We may wish to smooth some of the figures, although rebalancing the student segments may stabilize them somewhat. (Income data from independent sources to help with the smoothing would be welcome.) Stabilizing the data also may allow us to break out the averages by institutional segment, based on student applications, rather than using the overall figure for each student category. (The standard deviations probably would remain pooled.) This would add another interesting element to the game’s representation of the market for students.3

Endnotes:

  1. The ratings are calculated and are stored and the segmentation decision rule is applied in '.NELS-stuSegs.Setup'. The files 'NELS-Academics', 'NELS-Extracurricular Activities', and 'NELS-Athletics must be open when working with the 'Setup' file.
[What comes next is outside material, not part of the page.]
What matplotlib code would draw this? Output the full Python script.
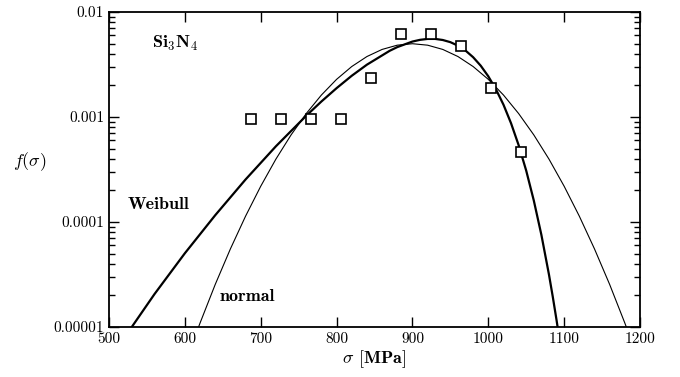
import numpy as np
import matplotlib
matplotlib.use("Agg")
import matplotlib.pyplot as plt
from matplotlib.ticker import LogLocator, NullFormatter

plt.rcParams['mathtext.fontset'] = 'cm'
plt.rcParams['font.family'] = 'cmr10'
plt.rcParams['axes.formatter.use_mathtext'] = True

# measured points (stress in MPa, frequency)
sig_pts = [687, 727, 766, 806, 846, 885, 925, 964, 1004, 1043]
f_pts = [0.00095, 0.00095, 0.00095, 0.00095, 0.00235, 0.0062, 0.0062, 0.0047, 0.0019, 0.00046]

# Weibull curve
sig_w = [525, 530, 560, 600, 640, 680, 720, 760, 780, 800, 820, 840, 870, 880, 900,
         910, 920, 930, 940, 950, 960, 970, 980, 990, 1000, 1010, 1020, 1030, 1040,
         1050, 1060, 1070, 1080, 1085, 1090, 1095]
f_w = [8.9e-6, 1.0e-5, 2.06e-5, 5.04e-5, 1.16e-4, 2.54e-4, 5.26e-4, 1.028e-3,
       1.405e-3, 1.882e-3, 2.47e-3, 3.15e-3, 4.27e-3, 4.63e-3, 5.23e-3,
       5.43e-3, 5.54e-3, 5.54e-3, 5.41e-3, 5.16e-3, 4.78e-3, 4.29e-3, 3.71e-3,
       3.08e-3, 2.44e-3, 1.84e-3, 1.31e-3, 8.71e-4, 5.39e-4,
       3.08e-4, 1.60e-4, 7.53e-5, 3.15e-5, 1.94e-5, 1.16e-5, 6.7e-6]

# normal curve
sig_n = [610, 620, 640, 660, 680, 700, 720, 740, 760, 780, 800, 820, 840, 860, 880,
         900, 920, 940, 960, 980, 1000, 1020, 1040, 1060, 1080, 1100, 1120, 1140,
         1160, 1180, 1190]
f_n = [6.99e-6, 1.09e-5, 2.54e-5, 5.54e-5, 1.136e-4, 2.19e-4, 3.97e-4, 6.75e-4,
       1.078e-3, 1.619e-3, 2.283e-3, 3.024e-3, 3.765e-3, 4.40e-3, 4.83e-3, 4.987e-3,
       4.83e-3, 4.40e-3, 3.765e-3, 3.024e-3, 2.283e-3, 1.619e-3, 1.078e-3, 6.75e-4,
       3.97e-4, 2.19e-4, 1.136e-4, 5.54e-5, 2.54e-5, 1.09e-5, 6.99e-6]

xticks = [500, 600, 700, 800, 900, 1000, 1100, 1200]
yticks = [1e-5, 1e-4, 1e-3, 1e-2]
ylabels = ['0.00001', '0.0001', '0.001', '0.01']

fig = plt.figure(figsize=(6.8, 3.77), dpi=100)
ax = fig.add_axes([0.1603, 0.1326, 0.7809, 0.8356])

ax.plot(sig_w, f_w, color='black', lw=1.6)
ax.plot(sig_n, f_n, color='black', lw=0.8)
ax.plot(sig_pts, f_pts, 's', ms=7, mfc='white', mec='black', mew=1.2)

ax.set_yscale('log')
ax.set_xlim(500, 1200)
ax.set_ylim(1e-5, 1e-2)
ax.set_xticks(xticks)
ax.set_xticklabels([str(t) for t in xticks])
ax.set_yticks(yticks)
ax.set_yticklabels(ylabels)
ax.yaxis.set_minor_locator(LogLocator(base=10, subs=np.arange(2, 10)))
ax.yaxis.set_minor_formatter(NullFormatter())

ax.tick_params(which='both', direction='in', top=True, right=True, labelsize=11, width=1.0)
ax.tick_params(which='major', length=7)
ax.tick_params(which='minor', length=4)
for s in ax.spines.values():
    s.set_linewidth(1.3)

ax.text(557, 10**-2.295, r'$\mathbf{Si_3N_4}$', fontsize=13, va='center', ha='left')
ax.text(524, 10**-3.838, 'Weibull', family='cmb10', fontsize=13, va='center', ha='left')
ax.text(646, 10**-4.714, 'normal', family='cmb10', fontsize=13, va='center', ha='left')

ax.set_xlabel(r'$\sigma$ $\mathbf{[MPa]}$', fontsize=13, labelpad=2)
ax.set_ylabel(r'$f(\sigma)$', fontsize=13, rotation=0, labelpad=0)
ax.yaxis.set_label_coords(-0.15, 0.49)

fig.savefig('out.png', dpi=100, facecolor='white')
Then PASTE-SPECIAL-values the segment assignments column (SCORES: H) to the same column in '.NELS-stuSegs'.
  2. Memory limitations led us to calculate the regressions based on only the first 6013 of the 8018 variables in the dataset. This shouldn't change the coefficients materially but it would be good to correct the problem if the system is recomputed.
  3. The results were calculated in '.NELS-stuSegs'. File '.NELS-Applied_Admit_Fin Aid' must be open to run '.NELS-stuSegs'. Follow the "run-macro" instructions above the tables.